For performance, there are many developers who create XML content using traditional StringBuffer or StringBuilder by appending values with start and end tags. This has a performance advantage than using a XML Library API to generate XML both memory wise as well as Computation wise. But many developers don't know a side effect which can occur by using this method.
For example if you create the XML content by appending strings and use the following
For example if you create the XML content by appending strings and use the following
StringBuilder xml = new StringBuilder("<?xml version=\"1.0\" encoding=\"UTF-8\"?>");
xml.append("<envelope>");
xml.append(String.format("<header>%s</header>", "Important"));
xml.append(String.format("<body>%s</body>", "Hello, World!"));
xml.append("</envelope>");
BufferedWriter bw = null;
try {
bw = new BufferedWriter(new FileWriter("message.xml"));
bw.write(xml.toString());
} catch(Exception e) {
e.printStackTrace();
} finally {
try {
if(bw != null) {
bw.close();
}
} catch (IOException e) {
e.printStackTrace();
}
}
The above code will work as long as for content of XML you have Characters which are accepted by the default character set of the Operating System you used to execute this code with. If the character set is not "UTF-8" as soon as you have something like this "CAFÉ" in your XML Content, the XML will be corrupted and will not be able to opened up using web browsers and cannot be parsed using any parsing API.

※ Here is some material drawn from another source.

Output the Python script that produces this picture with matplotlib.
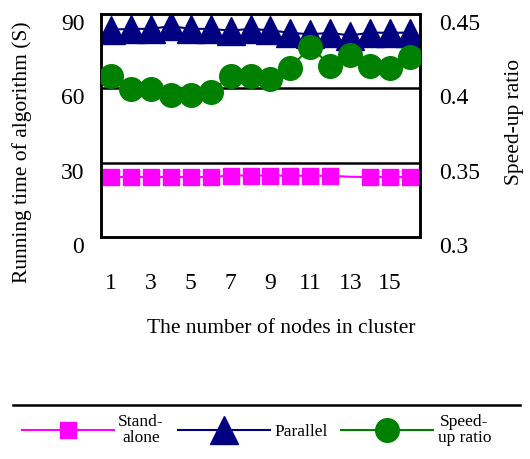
import matplotlib.pyplot as plt
from matplotlib.lines import Line2D

plt.rcParams['font.family'] = ['Liberation Serif', 'DejaVu Serif']

# data
nodes = list(range(1, 17))
tick_labels = ['1', '3', '5', '7', '9', '11', '13', '15']
standalone = [24.3, 24.2, 24.2, 24.2, 24.2, 24.2, 24.8, 24.8,
              24.8, 24.7, 24.7, 24.7, 24.3, 24.2, 24.2, 24.2]
parallel = [83.7, 84.0, 84.0, 85.1, 84.0, 84.0, 83.3, 84.0,
            83.4, 82.4, 81.8, 82.4, 81.3, 82.5, 82.4, 82.5]
speedup = [0.408, 0.3995, 0.3995, 0.3956, 0.3956, 0.3978, 0.408, 0.408,
           0.4066, 0.4138, 0.4281, 0.4153, 0.4226, 0.4153, 0.4138, 0.4209]

fig = plt.figure(figsize=(5.3, 4.59), dpi=100)
ax = fig.add_axes([0.1906, 0.4837, 0.6019, 0.4858])
ax2 = ax.twinx()

l1, = ax.plot(nodes, standalone, color='#ff00ff', lw=1.5, marker='s', ms=11,
              markevery=[i for i in range(16) if i != 12], zorder=3)
l2, = ax.plot(nodes, parallel, color='#000080', lw=1.5, marker='^', ms=20, zorder=4)
l3, = ax2.plot(nodes, speedup, color='#008000', lw=1.5, marker='o', ms=17, zorder=3)

ax.set_xlim(0.5, 16.5)
ax.set_ylim(0, 90)
ax2.set_ylim(0.3, 0.45)
ax.set_xticks(range(1, 17, 2))
ax.set_xticklabels(tick_labels)
ax.set_yticks([0, 30, 60, 90])
ax2.set_yticks([0.3, 0.35, 0.4, 0.45])
ax2.set_yticklabels(['0.3', '0.35', '0.4', '0.45'])

ax.tick_params(axis='both', length=0, labelsize=17)
ax.tick_params(axis='x', pad=26)
ax.tick_params(axis='y', pad=12)
ax2.tick_params(axis='y', length=0, labelsize=17, pad=14)
plt.setp(ax.get_yticklabels(), va='top')
plt.setp(ax2.get_yticklabels(), va='top')

for y in [30, 60]:
    ax.axhline(y, color='black', lw=1.8, zorder=1)
for a in (ax, ax2):
    for s in a.spines.values():
        s.set_linewidth(1.8)

ax.set_xlabel('The number of nodes in cluster', fontsize=15.5)
ax.xaxis.set_label_coords(0.564, -0.37)
ax.set_ylabel('Running time of algorithm (S)', fontsize=15.5)
ax.yaxis.set_label_coords(-0.216, 0.381)
ax2.set_ylabel('Speed-up ratio', fontsize=15.5)
ax2.yaxis.set_label_coords(1.266, 0.516)

# separator line above the legend
fig.add_artist(Line2D([0.0245, 0.981], [0.1176, 0.1176], color='black', lw=1.8,
                      transform=fig.transFigure))

leg = fig.legend([l1, l2, l3], ['Stand-\nalone', 'Parallel', 'Speed-\nup ratio'],
                 loc='center', bbox_to_anchor=(0.484, 0.063), ncol=3, frameon=False,
                 fontsize=12.5, handlelength=5.3, handletextpad=0.25,
                 columnspacing=0.8, markerscale=1.0)
for t in leg.get_texts():
    t.set_linespacing(1.0)
    t.set_multialignment('center')

fig.savefig('out.png', dpi=100)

To fix this you can either ensure you will never have characters outside of the default character set of the Operating System or if you want "UTF-8" by any means, you can change the content writing as following which will fix the issue.
try {
FileOutputStream fos = new FileOutputStream("message.xml");
bw = new BufferedWriter(new OutputStreamWriter(fos, "UTF8"));
bw.write(xml.toString());
} catch(Exception e) {
e.printStackTrace();
} finally {
try {
if(bw != null) {
bw.close();
}
} catch (IOException e) {
e.printStackTrace();
}
}
In this scenario we are explicitly saying that we need the content to be written in UTF8 Character set using OutputStreamWriter.